With Mt. St. Helens burping, farting and otherwise getting frisky, the time has come to seriously consider which virgin we should sacrifice to the volcano in order to appease the fire god who lives within. 

These days, it's awfully hard to come up with anyone who (i) really is a virgin and (ii) deserves to be sacrificed to the god.

So, we might have to be somewhat metaphorical with regard to virginity requirement.  That certain someone has to at least project an attitude of purity.  So, with that less rigorous standard in mind, my first choice is Rick Santorum.  My second choice would be Arnold Schwartzenegger.  My third choice would be the entire state of Utah.  "This way to the caldera, ladies and gentlemen!"

Monday, October 4, 2004

Another Seattle Nobel Winner

Congratulations to Dr. Linda Buck of the Fred Hutchenson Cancer Research Center for winning the 2004 Nobel Prize for Medicine

In other news: Mt. St.
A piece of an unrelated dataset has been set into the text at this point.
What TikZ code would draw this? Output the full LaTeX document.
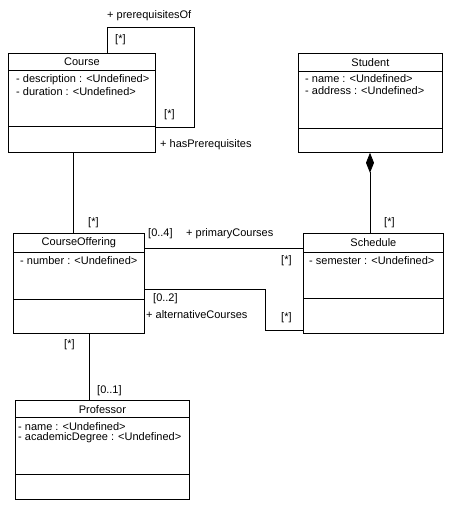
\documentclass[tikz,border=0pt]{standalone}
\usepackage{fontspec}
\setmainfont{Liberation Sans}
\usetikzlibrary{arrows.meta}
\tikzset{
	classbox/.style={draw, line width=0.8pt, inner sep=0pt, anchor=north west},
	ctitle/.style={inner sep=0pt, font=\fontsize{11}{13}\selectfont},
	cattr/.style={inner sep=0pt, anchor=west, font=\fontsize{11}{13}\selectfont},
	mult/.style={inner sep=0pt, anchor=west, font=\fontsize{11}{13}\selectfont},
	assoc/.style={line width=0.8pt},
}
\begin{document}
\begin{tikzpicture}[x=1pt,y=-1pt]
		\useasboundingbox (0,0) rectangle (450,507);

		% Course
		\node[classbox, minimum width=147pt, minimum height=99pt] (course) at (8,53) {};
		\draw[assoc] ([yshift=-17pt]course.north west) -- ([yshift=-17pt]course.north east);
		\draw[assoc] ([yshift=-73pt]course.north west) -- ([yshift=-73pt]course.north east);
		\node[ctitle] (courseT) at (course.north |- 0,62) {Course};
		\node[cattr] (courseA1) at (16,80) {- description : <Undefined>};
		\node[cattr] (courseA2) at (16,92) {- duration : <Undefined>};

		% Student
		\node[classbox, minimum width=144pt, minimum height=99pt] (student) at (298,53) {};
		\draw[assoc] ([yshift=-18pt]student.north west) -- ([yshift=-18pt]student.north east);
		\draw[assoc] ([yshift=-75pt]student.north west) -- ([yshift=-75pt]student.north east);
		\node[ctitle] (studentT) at (student.north |- 0,63) {Student};
		\node[cattr] (studentA1) at (305,79) {- name : <Undefined>};
		\node[cattr] (studentA2) at (305,91) {- address : <Undefined>};

		% CourseOffering
		\node[classbox, minimum width=131pt, minimum height=100pt] (offering) at (13,233) {};
		\draw[assoc] ([yshift=-19pt]offering.north west) -- ([yshift=-19pt]offering.north east);
		\draw[assoc] ([yshift=-66pt]offering.north west) -- ([yshift=-66pt]offering.north east);
		\node[ctitle] (offeringT) at (offering.north |- 0,243) {CourseOffering};
		\node[cattr] (offeringA1) at (20,261) {- number : <Undefined>};

		% Schedule
		\node[classbox, minimum width=140pt, minimum height=100pt] (schedule) at (303,233) {};
		\draw[assoc] ([yshift=-19pt]schedule.north west) -- ([yshift=-19pt]schedule.north east);
		\draw[assoc] ([yshift=-65pt]schedule.north west) -- ([yshift=-65pt]schedule.north east);
		\node[ctitle] (scheduleT) at (schedule.north |- 0,243) {Schedule};
		\node[cattr] (scheduleA1) at (309,261) {- semester : <Undefined>};

		% Professor
		\node[classbox, minimum width=174pt, minimum height=99pt] (professor) at (15,400) {};
		\draw[assoc] ([yshift=-17pt]professor.north west) -- ([yshift=-17pt]professor.north east);
		\draw[assoc] ([yshift=-74pt]professor.north west) -- ([yshift=-74pt]professor.north east);
		\node[ctitle] (professorT) at (professor.north |- 0,410) {Professor};
		\node[cattr] (professorA1) at (18,427) {- name : <Undefined>};
		\node[cattr] (professorA2) at (18,438) {- academicDegree : <Undefined>};

		% associations
		\draw[assoc] (course.north -| 107,0) |- (194,27) |- (course.east |- 0,127);
		\draw[assoc] (course.south -| 73,0) -- (offering.north -| 73,0);
		\draw[assoc] (offering.east |- 0,248) -- (schedule.west |- 0,248);
		\draw[assoc] (offering.east |- 0,289) -| (265,330) -- (schedule.west |- 0,330);
		\draw[assoc, -{Diamond[length=20pt,width=8pt]}] (schedule.north -| 370,0) -- (student.south -| 370,0);
		\draw[assoc] (offering.south -| 89,0) -- (professor.north -| 89,0);

		% multiplicities and roles
		\node[mult] (preOf) at (107,16) {+ prerequisitesOf};
		\node[mult] (preOfM) at (115,40) {[*]};
		\node[mult] (hasPreM) at (164,115) {[*]};
		\node[mult] (hasPre) at (160,145) {+ hasPrerequisites};
		\node[mult] (offerM1) at (88,223) {[*]};
		\node[mult] (primM1) at (148,234) {[0..4]};
		\node[mult] (prim) at (186,234) {+ primaryCourses};
		\node[mult] (primM2) at (281,261) {[*]};
		\node[mult] (altM1) at (153,299) {[0..2]};
		\node[mult] (alt) at (146,315) {+ alternativeCourses};
		\node[mult] (altM2) at (281,318) {[*]};
		\node[mult] (schedM) at (384,223) {[*]};
		\node[mult] (offerM2) at (64,345) {[*]};
		\node[mult] (profM) at (97,391) {[0..1]};

		\end{tikzpicture}
\end{document}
Helens is active again this morning, and Bob Melvin, the manager of the Seattle Mariners, has been fired. 

Sunday, October 3, 2004

Nader: Suffering Rosacea

Man, get a load of Ralph Nader's rosacea.  That's a skin condition that causes reddened welts on the nose and cheeks of the sufferer.  It's not a happy thing, certainly, and I wonder whether stress can intensify an outbreak.  My father suffers from it, and it's hard to bring under control.
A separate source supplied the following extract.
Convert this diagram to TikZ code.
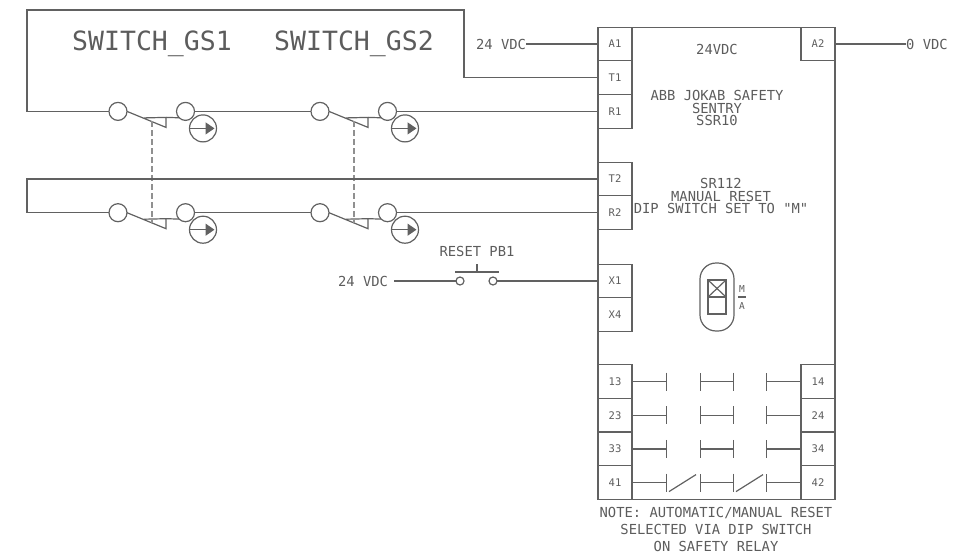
\documentclass[tikz,border=0pt]{standalone}
\usepackage{fontspec}
\setmonofont{DejaVu Sans Mono}
\usepackage{tikz}
\usetikzlibrary{arrows.meta, positioning}
\definecolor{wirecol}{gray}{0.38}
\definecolor{textcol}{gray}{0.36}
\tikzset{
  wire/.style={draw=wirecol, line width=1.2pt},
  term/.style={draw=wirecol, line width=1.2pt, minimum width=34pt, minimum height=33.7pt,
    inner sep=0pt, outer sep=0pt, text=textcol, font=\ttfamily\fontsize{10.5}{11}\selectfont},
  lbl/.style={text=textcol, inner sep=0pt, align=center, font=\ttfamily\fontsize{13.8}{12.5}\selectfont},
  biglbl/.style={text=textcol, inner sep=0pt, anchor=base, font=\ttfamily\fontsize{26.5}{26}\selectfont},
  notelbl/.style={lbl, font=\ttfamily\fontsize{13.8}{17}\selectfont},
  ring/.style={circle, draw=wirecol, line width=1.2pt, minimum size=18pt, inner sep=0pt, outer sep=0pt},
  pbring/.style={ring, minimum size=8pt},
  sensor/.style={ring, minimum size=27pt},
  contact/.style={wire, {Bar[width=18pt,length=1pt]}-{Bar[width=18pt,length=1pt]}}
}
\begin{document}
\begin{tikzpicture}[x=1pt, y=-1pt, node distance=33.7pt]
\useasboundingbox (0,0) rectangle (961,554);

% relay
\node[wire, minimum width=237pt, minimum height=472.5pt, inner sep=0pt, outer sep=0pt] (relay) at (716.5,263.4) {};
\node[term] (A1) at (615,44) {A1};
\node[term, below of=A1] (T1) {T1};
\node[term, below of=T1] (R1) {R1};
\node[term] (T2) at (615,179) {T2};
\node[term, below of=T2] (R2) {R2};
\node[term] (X1) at (615,281) {X1};
\node[term, below of=X1] (X4) {X4};
\node[term] (A2) at (818,44) {A2};
\node[term] (13) at (615,381.5) {13};
\node[term, below of=13] (23) {23};
\node[term, below of=23] (33) {33};
\node[term, below of=33] (41) {41};
\node[term] (14) at (818,381.5) {14};
\node[term, below of=14] (24) {24};
\node[term, below of=24] (34) {34};
\node[term, below of=34] (42) {42};

% texts
\node[biglbl] (GS1) at (152,50) {SWITCH\_GS1};
\node[biglbl] (GS2) at (354,50) {SWITCH\_GS2};
\node[lbl] (V24a) at (501,44) {24 VDC};
\node[lbl] (V0) at (927,44) {0 VDC};
\node[lbl] (V24b) at (363,281) {24 VDC};
\node[lbl] (V24c) at (717,49) {24VDC};
\node[lbl] (sentry) at (717,108) {ABB JOKAB SAFETY\\SENTRY\\SSR10};
\node[lbl] (reset) at (721,196) {SR112\\MANUAL RESET\\DIP SWITCH SET TO "M"};
\node[lbl] (pbtxt) at (477,251) {RESET PB1};
\node[notelbl] (note) at (716,529) {NOTE: AUTOMATIC/MANUAL RESET\\SELECTED VIA DIP SWITCH\\ON SAFETY RELAY};

% switches
\foreach \n/\x/\y in {a/118/111.4, b/320/111.4, c/118/212.7, d/320/212.7} {
  \node[ring] (\n L) at (\x,\y) {};
  \node[ring] (\n R) at (\x+67.5,\y) {};
  \node[sensor] (\n S) at (\x+85,\y+17) {};
  \coordinate (\n T) at (\x+48,\y+16);
  \coordinate (\n C) at (\x+26,\y+6.5);
  \coordinate (\n E) at (\x+48,\y+6);
  \coordinate (\n D) at (\x+34,\y+10);
  \draw[wire] (\n L.east) -- (\n T) -- (\n E) -- (\n C);
  \draw[wire] (\n E) -- (\n R.south west);
  \draw[wire, -{Triangle[length=9pt,width=12pt]}, shorten >=2pt] (\n S.west) -- (\n S.east);
}
\draw[wire, draw=wirecol!70, line width=1.5pt, dash pattern=on 6pt off 3pt] (aD) -- (cD);
\draw[wire, draw=wirecol!70, line width=1.5pt, dash pattern=on 6pt off 3pt] (bD) -- (dD);

% wiring
\coordinate (c1) at (27,10);
\coordinate (c2) at (464,10);
\coordinate (c3) at (27,179);
\draw[wire] (T1.west) -| (c2) -- (c1) |- (aL.west);
\draw[wire] (aR.east) -- (bL.west);
\draw[wire] (bR.east) -- (R1.west);
\draw[wire] (T2.west) -- (c3) |- (cL.west);
\draw[wire] (cR.east) -- (dL.west);
\draw[wire] (dR.east) -- (R2.west);
\draw[wire] (V24a.east) -- (A1.west);
\draw[wire] (A2.east) -- (V0.west);

% reset button
\node[pbring] (pbL) at (460,281) {};
\node[pbring] (pbR) at (493,281) {};
\coordinate (pb1) at (455,272);
\coordinate (pb2) at (499,272);
\coordinate (pb3) at (477,272);
\coordinate (pb4) at (477,264);
\draw[wire] (V24b.east) ++(6,0) -- (pbL.west);
\draw[wire] (pbR.east) -- (X1.west);
\draw[wire] (pb1) -- (pb2);
\draw[wire] (pb3) -- (pb4);

% selector
\node[wire, minimum width=34pt, minimum height=68pt, rounded corners=16pt, inner sep=0pt] (sel) at (717,297) {};
\node[wire, minimum width=18pt, minimum height=34pt, inner sep=0pt, outer sep=0pt] (selbox) at (717,297) {};
\draw[wire] (selbox.west) -- (selbox.east);
\draw[wire] (selbox.north west) -- (selbox.east);
\draw[wire] (selbox.north east) -- (selbox.west);
\node[lbl, font=\ttfamily\fontsize{9.5}{9}\selectfont] (selM) at (742,289) {M};
\node[lbl, font=\ttfamily\fontsize{9.5}{9}\selectfont] (selA) at (742,306) {A};
\coordinate (sel1) at (738,297);
\coordinate (sel2) at (746,297);
\draw[wire] (sel1) -- (sel2);

% contacts
\foreach \t/\r in {13/14, 23/24, 33/34, 41/42} {
  \coordinate (\t a) at (667,0 |- \t);
  \coordinate (\t b) at (700,0 |- \t);
  \coordinate (\t c) at (734,0 |- \t);
  \coordinate (\t d) at (766,0 |- \t);
  \draw[wire, -{Bar[width=18pt,length=1pt]}] (\t.east) -- (\t a);
  \draw[contact] (\t b) -- (\t c);
  \draw[wire, -{Bar[width=18pt,length=1pt]}] (\r.west) -- (\t d);
}
\draw[wire] ([shift={(2,9)}]41a) -- ([shift={(29,-8)}]41a);
\draw[wire] ([shift={(2,9)}]41c) -- ([shift={(29,-8)}]41c);
\end{tikzpicture}
\end{document}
But more to the point, Nader says he wants to break up the two-party system.  This may or may not be a good thing.  On the pro side, it would certainly end the "imperial" presidency.  How can someone behave as president Bush has behaved, ignoring the opposition, when they were elected with as little as 34% of the vote?

The one thing that makes the presidency such a powerful office is the two party system, where someone is elected, perhaps in a landslide, but certainly with a clear majority.  Add a third party would mean that the president could be elected with less than a majority of the American vote.  That would have extreme implications for the office of the President.  He (or she, but not likely) would then be more or less forced into consensus building.  Actually, with the track record of our current president, maybe that wouldn't be such a bad thing after all. 

But not in this election.  Don't vote for Nader.

Friday, October 1, 2004

When's She Gonna Blow?

The rumblings just keep on coming.  Mt. St. Helens is waking up and getting ready to clear her throat.  When do you suppose?  My prediction is for sometime after noon on Monday. 

Ichiro is now within one hit of tying George Sisler's record.  We predict he will get two hits tonight in order to set a new record but also so as not to overshadow Edgar Martinez' retirement party tomorrow.  Ichiro is a sportsman and a gentleman.